Pas twee maanden later komt hij, dank zij een oude revolutionair - iemand die dat dus al vóór 1917 was - vrij. Het opzetten van een nieuwe krant mislukt - de bolsjewieken slaan alles kort en klein - en Sorokin concentreert zich nu vooral op de wetenschap, onderwijl zoekend naar mogelijkheden om zich politiek te manifesteren. Tegen deze tijd heeft hij de revolutie zowel als het socialisme afgezworen. Het gaat te ver om hier zijn spannende avonturen in Noord-Rusland te volgen. Zij eindigen echter met zijn arrestatie. Een zekere executie ontloopt Sorokin dank zij Lenin, die hem in de Pravda als voorbeeld noemt van degenen die alleen door toeval tegenover de bolsjewieken waren komen te staan: men moest moeite doen van dezulken bondgenoten te maken.
Sorokin komt vrij, wordt hoogleraar sociologie in Petrograd, en het is geen ‘eind goed al goed’. Het beoefenen van de sociologie is nu eenmaal per definitie ondermijnend voor een totalitair regime. De dagboekaantekeningen van Sorokin zijn vanaf dit punt voor Nederlandse lezers nog het meest te vergelijken met een relaas over de Duitse bezetting en de hongerwinter. Buitengewoon indringend beschrijft Sorokin de even geleidelijke als onweerstaanbare morele en fysieke liquidering van een wetenschappelijke en intellectuele gemeenschap, en het eerste grote showproces - dat tegen de Sociaal-revolutionairen, dat al onder Lenin tot het ontstaan van de Goelag-archipel leidt. Zijn eigen lot lijkt weinig belovend, zeker als hij een studie maakt van de hongersnood en deze ongewenste kennis publiceert. Via methoden die bijna vermakelijk zijn en aan de schelmenromans van Ilf en Petrov doen denken, weten hij en zijn vrouw een uitreisvisum te bemachtigen, vlak voor de Tsjeka hem voor de waarschijnlijk laatste keer op zou komen halen. De sociologie zou later verboden worden in de Sovjetunie (en Ilf en Petrov kregen de rekening voor hun satires onder Stalin gepresenteerd).
Sorokin werd in Amerika een vruchtbaar en zeer erudiet socioloog. Hij schreef imposante theoretische werken, en briljante kritische studies, waarin hij allerlei modieuze sociale theorieën als onzin, plagiaat of onbenullig ontmaskerde. Maar na (en eigenlijk al tien jaar voor) zijn dood in 1968 raakte hij onmiddellijk in vrijwel volledige vergetelheid. Toen in dat jaar in ieder geval aan de universiteiten een revolutie uitbrak, waarvan de minderwaardige mechanismen in dit boek al precies staan beschreven, stelden de Amerikaanse anti-establishmentsociologen een prijs in voor de beste kritische socioloog.

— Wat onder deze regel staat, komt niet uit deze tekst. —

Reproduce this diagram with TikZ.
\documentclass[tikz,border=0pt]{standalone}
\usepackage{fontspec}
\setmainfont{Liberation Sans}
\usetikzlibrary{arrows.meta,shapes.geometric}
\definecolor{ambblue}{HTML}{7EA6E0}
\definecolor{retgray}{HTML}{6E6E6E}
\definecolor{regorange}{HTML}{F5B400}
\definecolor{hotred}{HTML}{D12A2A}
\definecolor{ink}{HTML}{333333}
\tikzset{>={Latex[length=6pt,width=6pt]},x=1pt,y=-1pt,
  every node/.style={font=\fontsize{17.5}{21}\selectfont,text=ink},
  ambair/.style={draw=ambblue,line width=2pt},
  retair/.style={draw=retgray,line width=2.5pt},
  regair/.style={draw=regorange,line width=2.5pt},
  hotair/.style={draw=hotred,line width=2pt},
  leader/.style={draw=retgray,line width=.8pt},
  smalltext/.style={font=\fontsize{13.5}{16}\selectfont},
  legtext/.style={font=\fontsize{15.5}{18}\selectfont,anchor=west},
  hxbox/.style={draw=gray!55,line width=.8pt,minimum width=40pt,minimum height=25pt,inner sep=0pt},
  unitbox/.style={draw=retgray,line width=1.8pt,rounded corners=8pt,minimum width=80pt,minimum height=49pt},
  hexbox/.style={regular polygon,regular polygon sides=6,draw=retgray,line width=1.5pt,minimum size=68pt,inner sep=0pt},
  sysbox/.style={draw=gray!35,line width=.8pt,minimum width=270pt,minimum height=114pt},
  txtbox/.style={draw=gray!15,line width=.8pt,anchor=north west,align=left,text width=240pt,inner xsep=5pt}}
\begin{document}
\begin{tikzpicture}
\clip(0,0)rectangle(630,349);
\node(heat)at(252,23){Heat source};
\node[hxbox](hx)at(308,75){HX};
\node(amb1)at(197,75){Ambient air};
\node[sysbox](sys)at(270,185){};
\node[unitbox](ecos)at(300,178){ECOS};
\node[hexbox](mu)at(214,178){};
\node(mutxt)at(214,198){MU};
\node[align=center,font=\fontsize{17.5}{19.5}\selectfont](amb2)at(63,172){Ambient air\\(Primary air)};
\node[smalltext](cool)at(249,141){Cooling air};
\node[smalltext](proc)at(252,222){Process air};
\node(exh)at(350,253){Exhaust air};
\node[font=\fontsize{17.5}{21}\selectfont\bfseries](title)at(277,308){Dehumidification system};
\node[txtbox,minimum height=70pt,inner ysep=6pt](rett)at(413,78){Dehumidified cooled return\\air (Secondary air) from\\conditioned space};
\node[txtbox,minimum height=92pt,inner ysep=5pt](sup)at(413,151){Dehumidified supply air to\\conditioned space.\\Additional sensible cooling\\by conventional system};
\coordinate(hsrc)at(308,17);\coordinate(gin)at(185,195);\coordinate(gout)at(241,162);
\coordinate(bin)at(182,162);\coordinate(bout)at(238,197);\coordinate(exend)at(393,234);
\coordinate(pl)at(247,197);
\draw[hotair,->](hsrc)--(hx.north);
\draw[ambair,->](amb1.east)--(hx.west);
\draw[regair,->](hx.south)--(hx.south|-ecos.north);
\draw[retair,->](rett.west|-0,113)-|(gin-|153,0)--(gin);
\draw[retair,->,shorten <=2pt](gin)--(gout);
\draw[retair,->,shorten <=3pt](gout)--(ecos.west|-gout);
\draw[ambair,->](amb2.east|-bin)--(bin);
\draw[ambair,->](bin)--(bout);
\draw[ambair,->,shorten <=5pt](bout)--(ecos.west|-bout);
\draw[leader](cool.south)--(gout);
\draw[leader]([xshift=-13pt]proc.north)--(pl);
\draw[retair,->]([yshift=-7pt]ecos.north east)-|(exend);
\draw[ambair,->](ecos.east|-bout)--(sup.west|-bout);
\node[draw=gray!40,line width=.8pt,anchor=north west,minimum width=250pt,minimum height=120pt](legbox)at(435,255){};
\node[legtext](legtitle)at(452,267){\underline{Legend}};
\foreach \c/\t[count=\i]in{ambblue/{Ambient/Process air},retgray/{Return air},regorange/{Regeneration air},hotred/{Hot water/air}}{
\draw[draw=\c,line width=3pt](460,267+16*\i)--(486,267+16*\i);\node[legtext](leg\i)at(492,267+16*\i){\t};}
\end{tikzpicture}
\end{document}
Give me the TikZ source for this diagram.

Die prijs noemden ze de Sorokin-prijs; een naam die de lezer van zijn autobiografische boeken als misverstand of ongewilde ironie in de oren klinkt. Maar hoezeer ook antirevolutionair, Sorokin bleef een merkwaardige en excentrieke eenling, die met kracht verkondigde dat alle andere sociologische theoretici ofwel onzin uitkraamden ofwel zijn ideeën stalen.
Deze Sorokin komt enigszins naar voren in het nawoord, dat hij dertig jaar na dato schreef. Van de vele ooggetuigen van de Russische revolutie is hij, blijkens dit boek, een van de belangwekkendste: door zijn positie, door zijn beeldend vermogen, door zijn oorspronkelijkheid en door zijn nuchterheid.